__Task directions__
From the first line of the listing below, retype each line up to and including the one with "const stepSpacing = 200;"; pictures stay out.

______________________________

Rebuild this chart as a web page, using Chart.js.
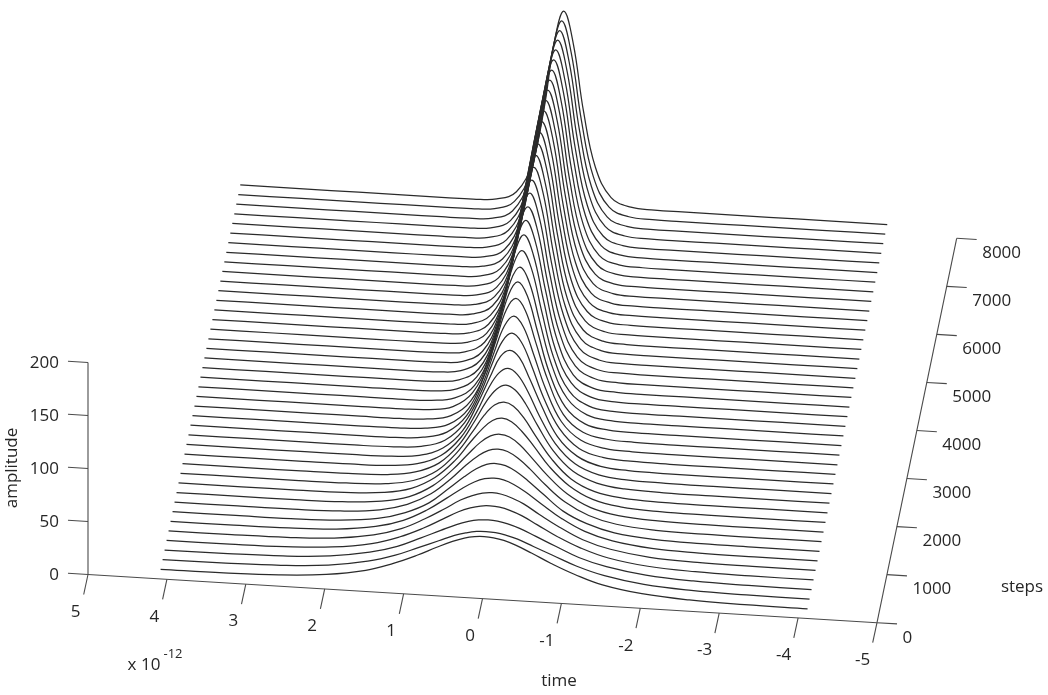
<!DOCTYPE html>
<html>
<head>
<meta charset="utf-8">
<title>amplitude vs time and steps</title>
<script src="https://cdn.jsdelivr.net/npm/chart.js@4"></script>
<style>
  body { margin: 0; background: #fff; }
  canvas { display: block; }
</style>
</head>
<body>
<canvas id="chart" width="1048" height="695"></canvas>
<script>
// Tick labels of the three axes
const timeTicks = [5, 4, 3, 2, 1, 0, -1, -2, -3, -4, -5];
const stepTicks = [0, 1000, 2000, 3000, 4000, 5000, 6000, 7000, 8000];
const ampTicks = [0, 50, 100, 150, 200];

// Curve samples: distance from the pulse centre (x 10^-12), the curves are read as symmetric
const timeOffsets = [0, 0.12, 0.25, 0.4, 0.6, 0.85, 1.15, 1.5, 2, 2.6, 3.3, 4.1];
const stepSpacing = 200;

// Amplitude at timeOffsets, one row per 200 steps
const curveRows = [
  [58.6, 58, 56.1, 52.3, 45.8, 37.1, 28.1, 19.9, 13.8, 10.6, 9.4, 9.1],
  [54.3, 53.8, 52, 48.9, 42.9, 35.5, 26.8, 19.5, 13.5, 10.6, 9.5, 9.1],
  [56.2, 55.6, 53.6, 50, 43.6, 35.4, 26, 18.9, 13.2, 10.4, 9.4, 9.1],
  [60.4, 59.7, 57.3, 53, 45.2, 35.4, 25.8, 18, 12.5, 10.1, 9.3, 9.1],
  [63.7, 62.8, 59.9, 55, 45.9, 35.3, 24.6, 17.2, 11.9, 9.8, 9.2, 9],
  [68.4, 67.3, 63.6, 57.1, 46.8, 34.5, 23.4, 16, 11.2, 9.6, 9.1, 9],
  [73.1, 71.7, 67, 59, 46.8, 32.1, 21.6, 14.5, 10.6, 9.3, 9.1, 9],
  [77.6, 75.9, 70.3, 61.1, 46.7, 31.6, 20.3, 13.6, 10.2, 9.2, 9, 9],
  [82.6, 80.5, 73.8, 62.4, 46.5, 30.3, 18.6, 12.7, 9.9, 9.1, 9, 9],
  [88.7, 85.9, 77.5, 64.4, 45.7, 28.9, 17.3, 11.9, 9.6, 9.1, 9, 9],
  [94.8, 91.5, 81.3, 64.8, 44.2, 26.2, 15.6, 11.1, 9.4, 9, 9, 9],
  [101.8, 97.4, 85.1, 65.6, 42.4, 24.3, 14.6, 10.6, 9.3, 9, 9, 9],
  [108.5, 103.2, 88.1, 65.2, 40.3, 22.4, 13.3, 10.1, 9.2, 9, 9, 9],
  [116.5, 110.1, 90.7, 66, 38, 20.5, 12.2, 9.8, 9.1, 9, 9, 9],
  [123.6, 115.6, 93.8, 64.8, 36.5, 18.7, 11.6, 9.6, 9, 9, 9, 9],
  [130.6, 120.9, 95.6, 64.1, 33.9, 17.3, 11.1, 9.4, 9, 9, 9, 9],
  [138.2, 127.2, 98.1, 63.9, 31.6, 15.8, 10.6, 9.3, 9, 9, 9, 9],
  [144.8, 131.9, 98.6, 60.6, 29.6, 14.7, 10.2, 9.1, 9, 9, 9, 9],
  [149.5, 135.5, 99.6, 59.6, 28.4, 14.1, 10, 9.1, 9, 9, 9, 9],
  [156.1, 139.9, 100.2, 57.5, 26.2, 13.3, 9.7, 9, 9, 9, 9, 9],
  [161.8, 143.5, 100.7, 55.6, 24.9, 12.7, 9.6, 9, 9, 9, 9, 9],
  [166.5, 146.8, 101.1, 54.7, 23.6, 12.2, 9.5, 9, 9, 9, 9, 9],
  [170.3, 149.3, 100.1, 53.4, 23, 11.9, 9.4, 9, 9, 9, 9, 9],
  [174, 151.2, 99.8, 52.7, 22.2, 11.6, 9.4, 9, 9, 9, 9, 9],
  [177.3, 153.1, 99.9, 51.9, 21.6, 11.5, 9.3, 9, 9, 9, 9, 9],
  [180.2, 155.5, 99.7, 50.6, 21, 11.3, 9.3, 9, 9, 9, 9, 9],
  [182.5, 156.5, 100.1, 48.9, 20.5, 11.1, 9.3, 9, 9, 9, 9, 9],
  [184.4, 158.1, 99.3, 48.5, 20, 10.9, 9.3, 9, 9, 9, 9, 9],
  [185.8, 158, 99.2, 47.9, 19.8, 10.9, 9.3, 9, 9, 9, 9, 9],
  [187.2, 159.2, 99, 47.5, 19.3, 10.8, 9.3, 9, 9, 9, 9, 9],
  [188.2, 160.1, 98.6, 47.2, 19, 10.8, 9.2, 9, 9, 9, 9, 9],
  [189.1, 160.3, 99, 46.8, 18.9, 10.7, 9.2, 9, 9, 9, 9, 9],
  [189.6, 160.7, 98.4, 46.6, 18.8, 10.6, 9.2, 9, 9, 9, 9, 9],
  [190, 161, 97.7, 46.1, 18.6, 10.6, 9.2, 9, 9, 9, 9, 9],
  [190.5, 161.1, 97.9, 46.2, 18.4, 10.6, 9.2, 9, 9, 9, 9, 9],
  [191, 161.5, 98.2, 46.3, 18.5, 10.6, 9.2, 9, 9, 9, 9, 9],
  [191.3, 161.7, 98.3, 46.4, 18.5, 10.6, 9.2, 9, 9, 9, 9, 9],
  [191.4, 161.8, 98.4, 46.4, 18.5, 10.6, 9.2, 9, 9, 9, 9, 9],
  [191.5, 161.9, 98.4, 46.4, 18.5, 10.6, 9.2, 9, 9, 9, 9, 9],
  [191.5, 161.9, 98.4, 46.4, 18.5, 10.6, 9.2, 9, 9, 9, 9, 9],
  [191.6, 161.9, 98.4, 46.4, 18.5, 10.6, 9.2, 9, 9, 9, 9, 9]
];

// Fixed 3D view: (time, steps, amplitude) to the page scales
const view = {
  x0: 482.5, y0: 598.6,
  timeX: -78.9, timeY: -4.82,
  stepX: 9.96, stepY: -48.05,
  ampY: -1.06
};
const pulseCentre = -0.02;
const lineColor = '#2b2b2b';
const axisColor = '#4a4a4a';
const textColor = '#262626';
const labelFont = '17px "Open Sans"';

function project(time, steps, amp) {
  return {
    x: view.x0 + view.timeX * time + view.stepX * steps / 1000,
    y: view.y0 + view.timeY * time + view.stepY * steps / 1000 + view.ampY * amp
  };
}

function lineSet(points, color, width) {
  return {
    data: points,
    showLine: true,
    borderColor: color,
    borderWidth: width,
    pointRadius: 0,
    fill: false
  };
}

let datasets = [];

// Waterfall curves, left side mirrored from the right side
curveRows.forEach((row, i) => {
  let steps = i * stepSpacing;
  let points = [];
  for (let j = row.length - 1; j > 0; j--) {
    points.push(project(pulseCentre + timeOffsets[j], steps, row[j]));
  }
  for (let j = 0; j < row.length; j++) {
    points.push(project(pulseCentre - timeOffsets[j], steps, row[j]));
  }
  let set = lineSet(points, lineColor, 1.25);
  set.tension = 0.4;
  datasets.push(set);
});

function offset(p, dx, dy) {
  return { x: p.x + dx, y: p.y + dy };
}

// Axis lines
const lastStep = stepTicks[stepTicks.length - 1];
const lastAmp = ampTicks[ampTicks.length - 1];
datasets.push(lineSet([project(5, 0, 0), project(-5, 0, 0)], axisColor, 1.1));
datasets.push(lineSet([project(-5, 0, 0), project(-5, lastStep, 0)], axisColor, 1.1));
datasets.push(lineSet([project(5, 0, 0), project(5, 0, lastAmp)], axisColor, 1.1));

// Tick marks
timeTicks.forEach(t => {
  let p = project(t, 0, 0);
  datasets.push(lineSet([p, offset(p, -4.3, 20)], axisColor, 1.1));
});
stepTicks.forEach(s => {
  let p = project(-5, s, 0);
  datasets.push(lineSet([p, offset(p, 20, 1.2)], axisColor, 1.1));
});
ampTicks.forEach(a => {
  let p = project(5, 0, a);
  datasets.push(lineSet([p, offset(p, -20, -1.2)], axisColor, 1.1));
});

// Axis text, drawn on the canvas after the lines
const axisText = {
  id: 'axisText',
  afterDraw(chart) {
    const { ctx, scales } = chart;
    const put = (text, p, align, font) => {
      ctx.font = font || labelFont;
      ctx.textAlign = align;
      ctx.fillText(text, scales.x.getPixelForValue(p.x), scales.y.getPixelForValue(p.y));
    };
    ctx.save();
    ctx.fillStyle = textColor;
    ctx.textBaseline = 'middle';

    timeTicks.forEach(t => {
      put(String(t), offset(project(t, 0, 0), t < 0 ? -14.5 : -12.5, 37.5), 'center');
    });
    stepTicks.forEach(s => {
      put(String(s), offset(project(-5, s, 0), 25.5, 15), 'left');
    });
    ampTicks.forEach(a => {
      put(String(a), offset(project(5, 0, a), -29, 0.5), 'right');
    });

    put('time', { x: 559, y: 681 }, 'center');
    put('steps', { x: 1022, y: 587 }, 'center');
    put('x 10', { x: 144, y: 665 }, 'center');
    put('-12', { x: 173, y: 654 }, 'center', '13px "Open Sans"');

    ctx.translate(scales.x.getPixelForValue(12), scales.y.getPixelForValue(468));
    ctx.rotate(-Math.PI / 2);
    ctx.font = labelFont;
    ctx.textAlign = 'center';
    ctx.fillText('amplitude', 0, 0);
    ctx.restore();
  }
};

new Chart(document.getElementById('chart'), {
  type: 'scatter',
  data: { datasets: datasets },
  plugins: [axisText],
  options: {
    responsive: false,
    animation: false,
    layout: { padding: 0 },
    plugins: { legend: { display: false }, tooltip: { enabled: false } },
    scales: {
      x: { type: 'linear', display: false, min: 0, max: 1048 },
      y: { type: 'linear', display: false, min: 0, max: 695, reverse: true }
    }
  }
});
</script>
</body>
</html>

______________________________

__Exercise response__
Rebuild this chart as a web page, using Chart.js.
<!DOCTYPE html>
<html>
<head>
<meta charset="utf-8">
<title>amplitude vs time and steps</title>
<script src="https://cdn.jsdelivr.net/npm/chart.js@4"></script>
<style>
  body { margin: 0; background: #fff; }
  canvas { display: block; }
</style>
</head>
<body>
<canvas id="chart" width="1048" height="695"></canvas>
<script>
// Tick labels of the three axes
const timeTicks = [5, 4, 3, 2, 1, 0, -1, -2, -3, -4, -5];
const stepTicks = [0, 1000, 2000, 3000, 4000, 5000, 6000, 7000, 8000];
const ampTicks = [0, 50, 100, 150, 200];

// Curve samples: distance from the pulse centre (x 10^-12), the curves are read as symmetric
const timeOffsets = [0, 0.12, 0.25, 0.4, 0.6, 0.85, 1.15, 1.5, 2, 2.6, 3.3, 4.1];
const stepSpacing = 200;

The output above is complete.